Cuando me atacaron las fiebres gripales se me ocurrieron unas cosas rarísimas y ciertamente indecibles. Recuerdo que tomé notas delirantes en papelillas que nunca más encontré y que mi deseo (febril deseo) era escribir compulsivamente a ciegas; es decir, con los ojos cerrados y la mente vagando a la deriva. Entre los jirones de memoria que me llegan de esos días, cuento con una seria proposición que hice a la Real Academia de la Lengua : un diccionario elástico. Con los ojos cerrados se me abrían vistas apasionantes e imágenes verdaderamente fantásticas de cuyos perfiles puedo intentar dar pinceladas con el convencimiento de que jamás lograré transmitir la plenitud de los acontecimientos.
Un desfile de neuronas tomaba asiento en un aulario, digo yo que cerebral, frente a una pizarra enorme. Como había decidido prescindir de toda disciplina, deberían imaginar, mientras leen, un batiburrillo caótico de neuronas de todas las edades y condición. En todo delirio siempre hay un Napoleón falso, no obstante, allí se sentaba el auténtico, lo pude tocar. Arreciaba, en el interior de la bóveda craneal, que diría Juan José Millás, una furiosa tormenta de impulsos eléctricos a modo de guerra de tizas, que no está mal tratándose de una gripe común.
Una inmensa masa neuronal amorfa tomó una posición magistral bajo el encerado verde y lejano. De repente se convirtió en boca de la que salió una afilada lengua, que era claramente un florete afiladísimo y agilísimo con el que comenzó a escribir la palabra “necesidad”. Conforme el trazo avanzaba las letras iban adquiriendo vida sin eludir la palabra que las contenía. Quiero decir que se agrandaban y se encogían sin perder el orden y la conexión con la palabra al completo. El renglón con su única palabra comenzó a serpentear, cambiando al mismo tiempo de tamaño. La culebra mudó su piel monocolor por otra vistosísima, repleta de salpicaduras luminiscentes y bellísimas composiciones frenéticas, parecía un cuadro de Pollock.
Todo así, con los ojos cerrados de par en par, se oyó proveniente del entarimado la palabra “tiempo”. Entonces, el reptil “necesidad” comenzó a engordar y a brillar, a ocupar cada vez más espacio y a moverse con cierta elegancia rítmica en una danza seductora.

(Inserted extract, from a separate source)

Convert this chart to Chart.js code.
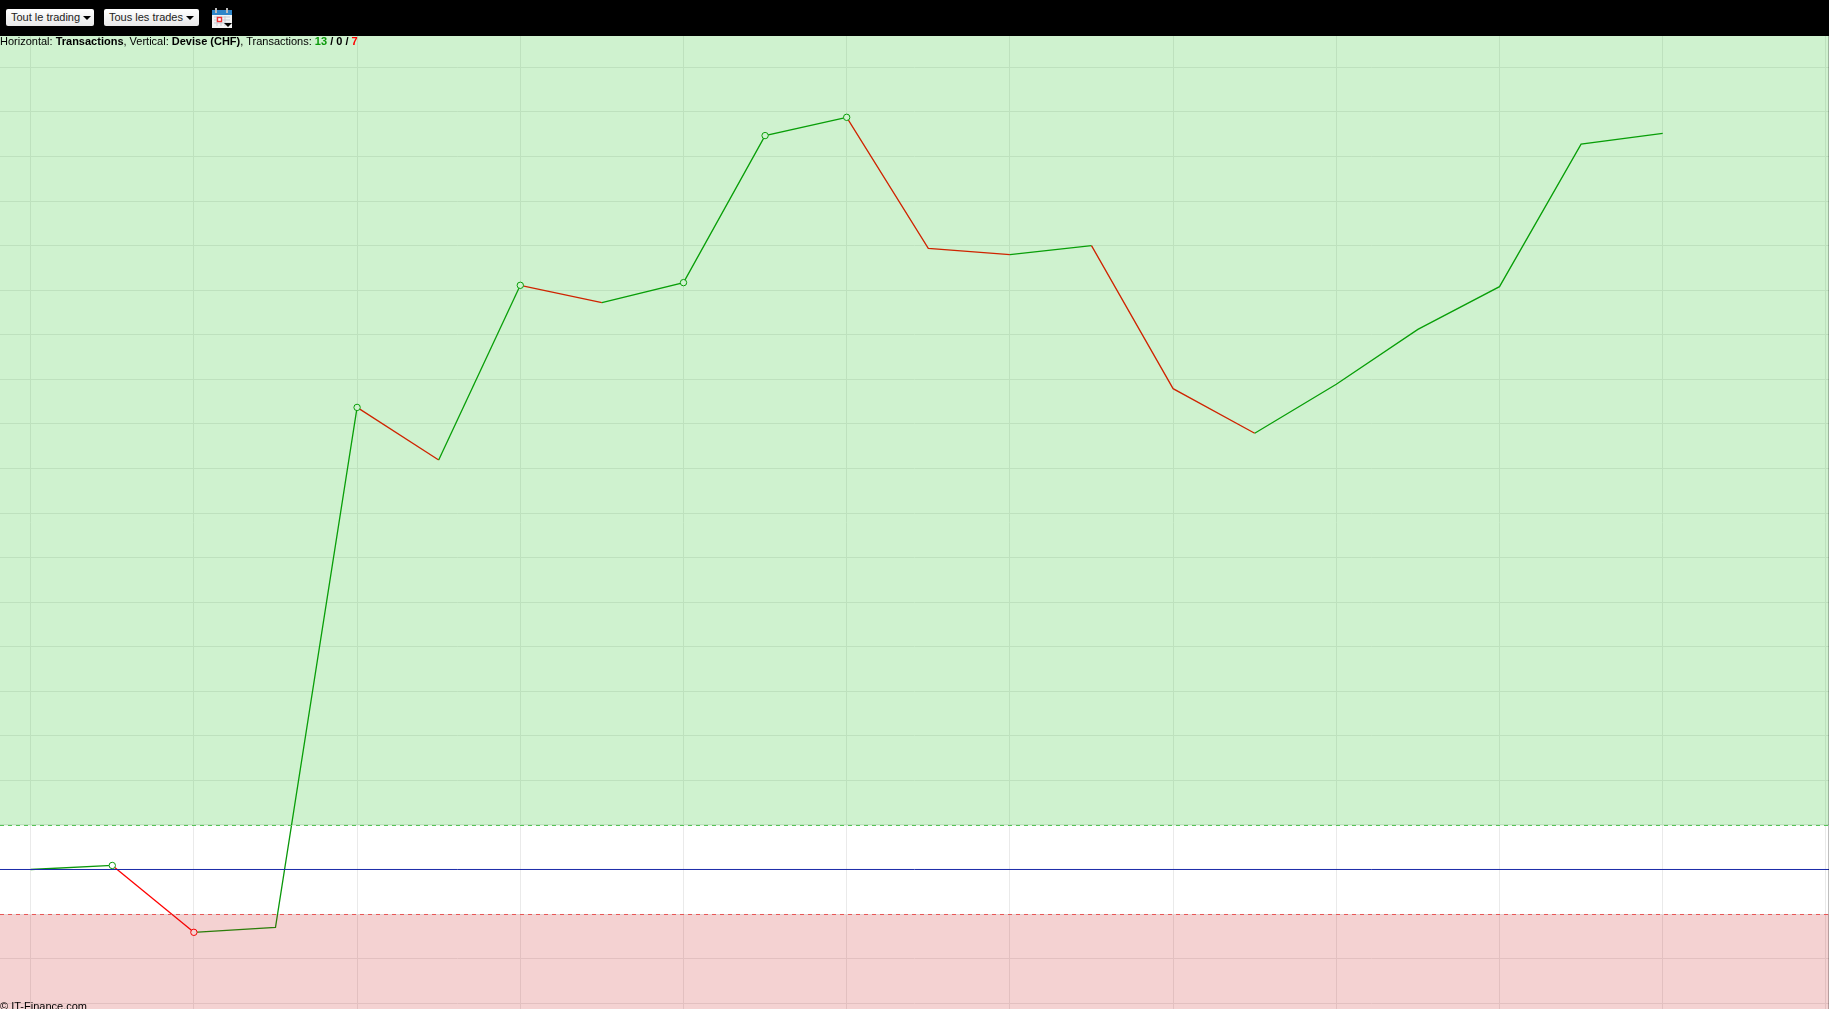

Cuando alcanzó una extensión universal, es decir; todo el escenario visible y audible, con una anchura inabarcable, alguien intuyó la fertilidad natural de los conceptos que atrapan la codicia seminal al vuelo. ¡Se acabó ese “tiempo”! –gritó la masa neuronal amorfa- Y con el florete pinchó la monumental “necesidad”, haciendo estallar en un innumerable rosario de palabras iguales a la boa, y dando lugar a un salpicón de pequeñas serpientes, delgaditas y escurridizas que enlazaban las letras del término “capricho”.
Creo que debí abrir los ojos un poco porque en ese preciso instante del estallido comprendí lo del diccionario elástico; pero la fiebre no había disminuido aún, según me dijeron, porque me lamentaba continuamente de haber perdido en Waterloo, qué cosas.